Tuesday, November 3, 2009

H1N1 and the governments of Canada

I am trying to figure out why in Canada we have the federal government involved at all with the H1N1 vaccination program. Last time I checked, it is the provinces that deliver health care in Canada.

  • What benefit is there in the federal government ordering the vaccine and then shipping it to the provinces?
  • Would it not have been faster and more effective if each province had dealt with this themselves?
  • How long was the vaccine delayed by going through the federal government?
  • Who is paying for the vaccine? If it is the provinces, what is the role of the federal government? Are the feds cost recovering and does mean the provinces are paying for Health Canada staff costs?
  • How many staff hours have been used by Health Canada on H1N1? Who benefits from this cost?

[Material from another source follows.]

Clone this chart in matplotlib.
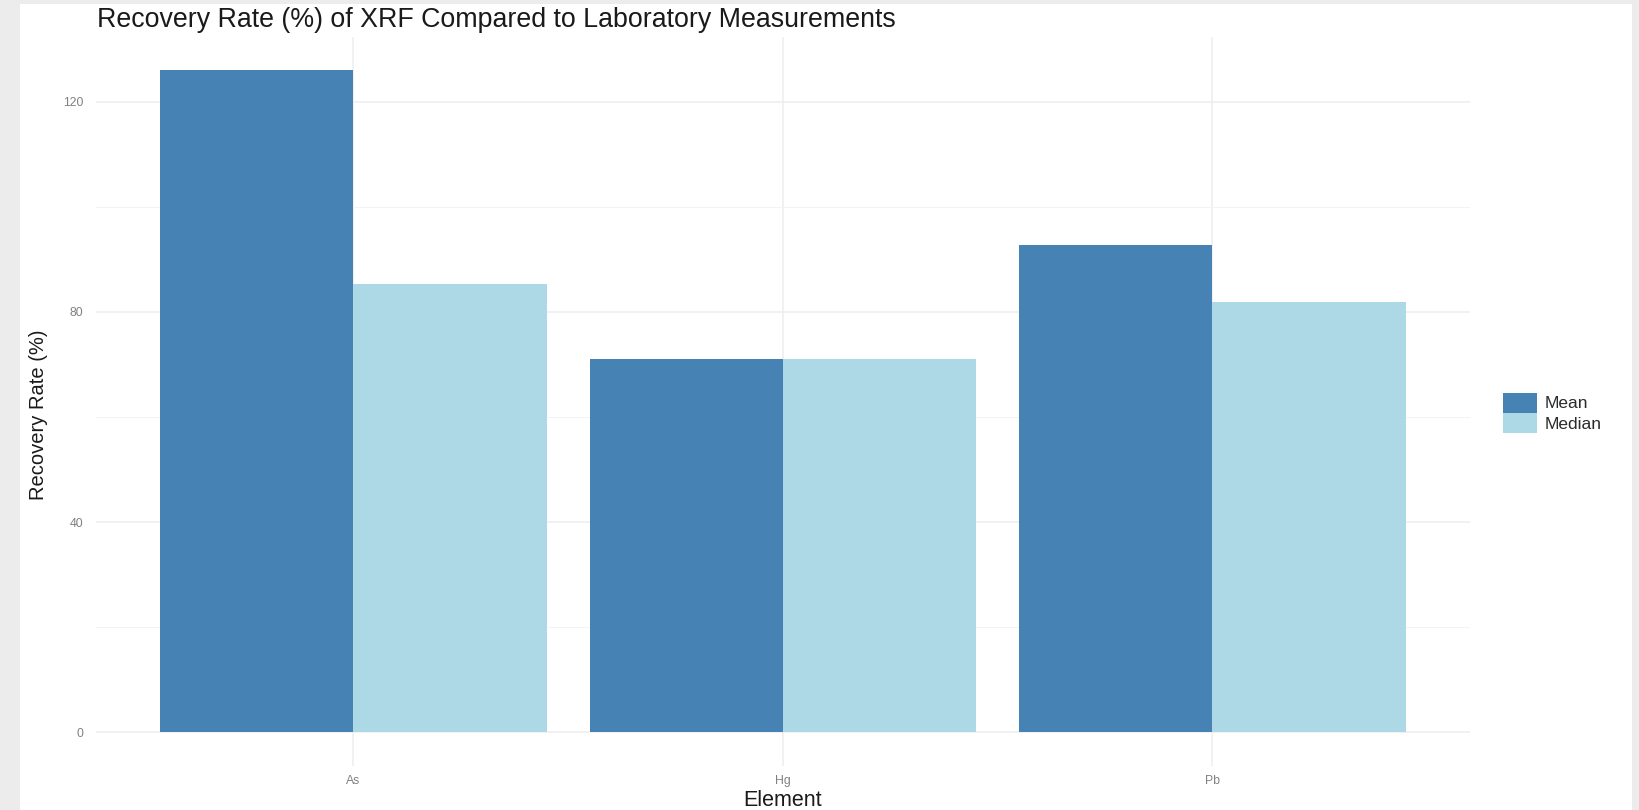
import matplotlib
matplotlib.use("Agg")
import matplotlib.pyplot as plt
from matplotlib.patches import Rectangle
import numpy as np

elements = ["As", "Hg", "Pb"]
mean_vals = [126.0, 71.0, 92.7]
median_vals = [85.4, 71.1, 81.9]
series_names = ["Mean", "Median"]
colors = ["#4682B4", "#ADD8E6"]
yticks_major = [0, 40, 80, 120]
yticks_minor = [20, 60, 100]

plt.rcParams['font.family'] = ['Liberation Sans', 'DejaVu Sans']

W, H = 1640, 810
fig = plt.figure(figsize=(W / 100, H / 100), dpi=100, facecolor="#ececec")
bg = Rectangle((20 / W, 0), (1632 - 20) / W, 1 - 4 / H,
               transform=fig.transFigure, facecolor="white",
               edgecolor="none", zorder=-10)
fig.patches.append(bg)

left, right, top, bottom = 95.6, 1470, 37, 765.6
ax = fig.add_axes([left / W, 1 - bottom / H, (right - left) / W, (bottom - top) / H])
ax.set_zorder(1)
ax.set_facecolor("none")

x = np.arange(len(elements))
bw = 0.45
ax.bar(x - bw / 2, mean_vals, width=bw, color=colors[0], label=series_names[0], zorder=2)
ax.bar(x + bw / 2, median_vals, width=bw, color=colors[1], label=series_names[1], zorder=2)

ymax = max(max(mean_vals), max(median_vals))
ax.set_xlim(-0.6, len(elements) - 0.4)
ax.set_ylim(-0.05 * ymax, 1.05 * ymax)

ax.set_xticks(x)
ax.set_xticklabels(elements)
ax.set_yticks(yticks_major)
ax.set_yticks(yticks_minor, minor=True)

ax.grid(True, which="major", axis="both", color="#ededed", linewidth=1.1, zorder=0)
ax.grid(True, which="minor", axis="y", color="#f3f3f3", linewidth=0.7, zorder=0)
ax.set_axisbelow(True)
for s in ax.spines.values():
    s.set_visible(False)
ax.tick_params(axis="both", which="both", length=0, colors="#808080", labelsize=8.8)
ax.tick_params(axis="x", pad=7)
ax.tick_params(axis="y", pad=9)

ax.set_xlabel("Element", fontsize=15.5, color="#1a1a1a")
ax.xaxis.set_label_coords(0.5, -(801 - bottom) / (bottom - top), transform=ax.transAxes)
ax.xaxis.label.set_va("center")
ax.set_ylabel("Recovery Rate (%)", fontsize=14.5, color="#1a1a1a")
ax.yaxis.set_label_coords(-(left - 39) / (right - left), (bottom - 415) / (bottom - top))
ax.yaxis.label.set_va("center")

fig.text(97 / W, 1 - 27 / H, "Recovery Rate (%) of XRF Compared to Laboratory Measurements",
         fontsize=19.3, color="#1a1a1a", ha="left", va="baseline")

leg = ax.legend(loc="center left", bbox_to_anchor=(1503 / W, 1 - 413 / H),
                bbox_transform=fig.transFigure, frameon=False, fontsize=12.5,
                handlelength=1.95, handleheight=1.38, labelspacing=0.05,
                handletextpad=0.45, borderpad=0, borderaxespad=0)
for t in leg.get_texts():
    t.set_color("#2b2b2b")

fig.savefig("out.png", dpi=100, facecolor=fig.get_facecolor())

The provinces of Canada need to get the federal government out of health care. There is no benefit and only added costs and red tape by having the federal government involved in health care. The time has come for the Canada Health Act to be repealed.

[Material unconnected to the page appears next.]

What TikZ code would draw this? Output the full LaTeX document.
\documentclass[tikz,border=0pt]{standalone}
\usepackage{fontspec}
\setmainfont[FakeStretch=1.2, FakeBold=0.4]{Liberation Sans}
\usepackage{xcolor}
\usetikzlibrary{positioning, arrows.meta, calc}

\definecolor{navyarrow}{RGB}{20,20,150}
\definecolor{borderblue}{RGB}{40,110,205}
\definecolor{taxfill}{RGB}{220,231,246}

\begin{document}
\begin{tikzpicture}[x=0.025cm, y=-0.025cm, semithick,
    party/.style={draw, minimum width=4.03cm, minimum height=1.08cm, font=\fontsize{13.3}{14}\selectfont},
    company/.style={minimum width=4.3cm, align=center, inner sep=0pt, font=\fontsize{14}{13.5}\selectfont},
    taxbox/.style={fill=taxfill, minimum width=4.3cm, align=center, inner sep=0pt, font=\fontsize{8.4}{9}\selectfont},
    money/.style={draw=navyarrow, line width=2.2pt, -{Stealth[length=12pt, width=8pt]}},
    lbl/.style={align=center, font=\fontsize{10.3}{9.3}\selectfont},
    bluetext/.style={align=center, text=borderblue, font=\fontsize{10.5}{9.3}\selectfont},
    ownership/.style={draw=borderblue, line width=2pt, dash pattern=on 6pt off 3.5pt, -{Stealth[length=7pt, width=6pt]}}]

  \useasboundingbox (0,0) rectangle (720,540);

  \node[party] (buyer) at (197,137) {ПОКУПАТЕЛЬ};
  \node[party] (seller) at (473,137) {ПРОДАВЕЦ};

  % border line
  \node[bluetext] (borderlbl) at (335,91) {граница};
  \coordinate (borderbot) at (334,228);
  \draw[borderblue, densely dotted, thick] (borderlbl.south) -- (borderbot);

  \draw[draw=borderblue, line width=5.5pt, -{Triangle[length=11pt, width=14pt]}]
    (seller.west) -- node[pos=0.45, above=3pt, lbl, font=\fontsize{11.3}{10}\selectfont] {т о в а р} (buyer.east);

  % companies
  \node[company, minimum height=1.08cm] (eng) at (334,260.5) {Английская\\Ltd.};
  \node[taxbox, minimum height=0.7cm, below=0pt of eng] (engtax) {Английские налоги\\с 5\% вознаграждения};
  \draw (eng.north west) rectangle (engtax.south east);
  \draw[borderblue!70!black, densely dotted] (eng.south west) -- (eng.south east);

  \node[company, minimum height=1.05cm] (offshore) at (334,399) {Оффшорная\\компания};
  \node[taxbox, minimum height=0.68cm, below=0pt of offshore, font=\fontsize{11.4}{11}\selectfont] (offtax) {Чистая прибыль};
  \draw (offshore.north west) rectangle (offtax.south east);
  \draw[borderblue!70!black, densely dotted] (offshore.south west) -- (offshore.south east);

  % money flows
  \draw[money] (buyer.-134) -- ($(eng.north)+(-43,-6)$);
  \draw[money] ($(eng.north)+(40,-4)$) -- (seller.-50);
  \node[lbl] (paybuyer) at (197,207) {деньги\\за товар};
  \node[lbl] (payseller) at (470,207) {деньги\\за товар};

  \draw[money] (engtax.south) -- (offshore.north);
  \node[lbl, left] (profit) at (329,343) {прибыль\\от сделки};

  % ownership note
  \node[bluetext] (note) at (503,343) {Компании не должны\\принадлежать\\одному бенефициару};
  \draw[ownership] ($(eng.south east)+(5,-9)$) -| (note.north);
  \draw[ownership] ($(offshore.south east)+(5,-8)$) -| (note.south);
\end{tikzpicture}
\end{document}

If we have a federal government involvement in health care to offer money to the provinces the money for health care, why not just let the provinces collect the same taxes themselves and cut out the federal government? I believe that there would savings nationwide if we were to remove the federal government from health care. I also think we would see a more efficient and effective health care system by removing a redundant level of government.

2 comments:

Toronto mls said...

An interesting concept to think about. However, I think that some kind of central control is necessary. Different health care conditions in every province could probably create problems too...

Julie

Bernard said...

If central control makes sense, we should then turn over control of health care to the UN or the US.

The provinces are the right scale of unit for broad based health policy, and the communities are the right level to deliver health care.